Fortunately, though, it’s not now. 😉

My part of the ‘hood is in pretty good shape, with just a couple of exceptions. One owner is deliberately letting two historic old trees in the front yard die. And my neighbor hasn’t been able to paint the woodwork she replaced in the eaves and dormers…so that looks pretty tacky. But other than needing a coat of paint, her place looks passable.

My house will soon need a coat of paint, too. In fact, I should call Bila the Bosnian Painter and see a) if he’s still in the bidness and b) if he’ll do the job for a reasonable price. I’ve always liked Bila. He’s a good man and an interesting one. And he does decent work without wasting time.

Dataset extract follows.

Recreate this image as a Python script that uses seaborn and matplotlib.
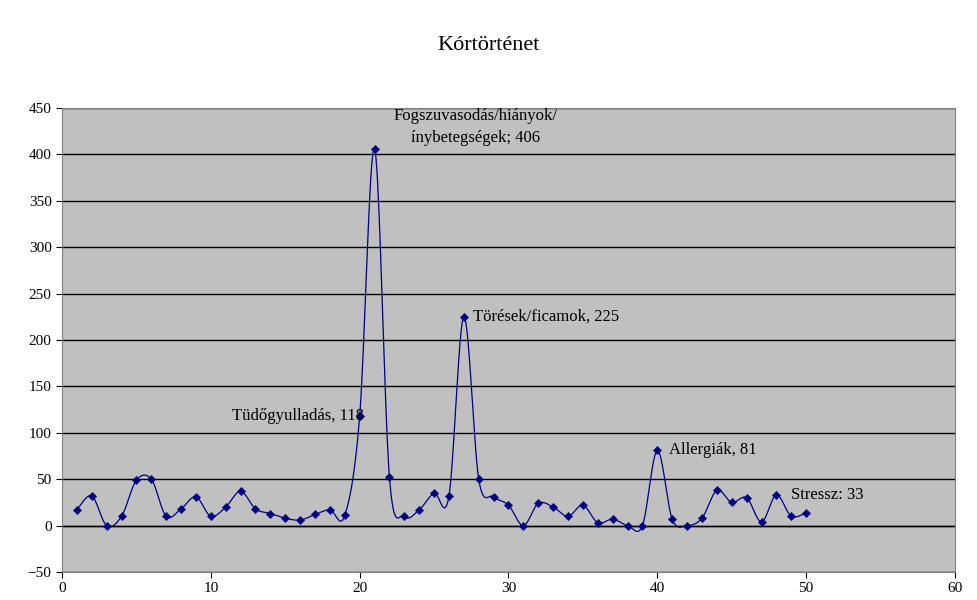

At any rate, it’s kind of startling to see that much change in what seems like not very much time. I guess when the boob thing started I crawled into a hole and pulled it in behind me. Either that or we’re looking at gentrification on steroids.

Selling the Older House

Save your money. Let the buyers fix it up to their taste! Click on the image for a clear view of the popcorn ceilings.

My neighbor Sally, as I probably mentioned, sold her home at what she thought was a good price but for what in reality was slightly below market.

She lived in the house for 39 years, and she and Catherine were the second owners. So…that is an OLD tract house. The only updates have been things that had to be done: more on the order of repairs than updating or remodeling. It still has the old Mediterranean brown cabinets…

Mediterranean brown…that probably predates most of our readers…

Before you were born, Dear Readers, the then-young and then-stylish developed a predilection for cabinetry stained a particularly ugly shade of dark, dark, DARK sh!t-brown. It was almost black.

It was depressing.

It was hideous.

It was the height of fashion.

Yes. So were the harvest gold appliances Sally’s house still sports. “Harvest gold” was a kind of muted mustard yellow, relatively unobtrusive, all things considered. The competing high-style colors were avocado green, Hallowe’en orange, and brit-shindle brown, each comparatively more hideous than the mustard gas.

Sally contemplated the prospect of selling for a very long time. At least a year, probably longer. She knew the house was out of date. So she took it into her head to have a guy come in and lay tile all over the utility room and kitchen.

She was proud as she showed it off. Gazing upon this decorator upgrade, I thought… Holy mackerel! Who sold these to her and WHERE did they come from? They were classic 1990s 12 x 12 ultra-bland tiles: Return of the Creature from the Cocaine-White Lagoon!

As we scribble, the new owners’ workmen are in there chipping the stuff off the floors.

It was a ridiculous waste of Sally’s money to install that stuff. If she couldn’t do a complete remodel — new cabinetry and counters and sinks in the kitchen and bathrooms, new fixtures, new appliances, new flooring throughout — then she would have been better off to do almost nothing: paint, clean, fix anything that’s obviously broken, and leave it at that.

If your parents are aging and considering a downsize move from the Old Homestead — or you are — try to get them to keep a grip. The people who bought Sally’s house claimed they were a young couple about to have a baby who were going to move right in. No: they’re transparently fix-and-flippers. These people give the old folks a line of bull to make them feel good about accepting less than the house is worth.

But whether the Homestead is bought by a genuine young family or by eager fix-and-flippers, all that old 1970s decor is gonna go! The parents should not pay to remove it or update it as they’re on the verge of moving out.

For hevvinsake, don’t let them do an expensive update like retiling the floors or installing granite counters over those fine Mediterranean brown or pickled oak cabinets! They’re not going to get top dollar from an old house that’s had one or two low-end upgrades installed.

Just paint the walls a neutral color. Clean the carpets. Repair anything that’s broken. And get the heck out of Dodge!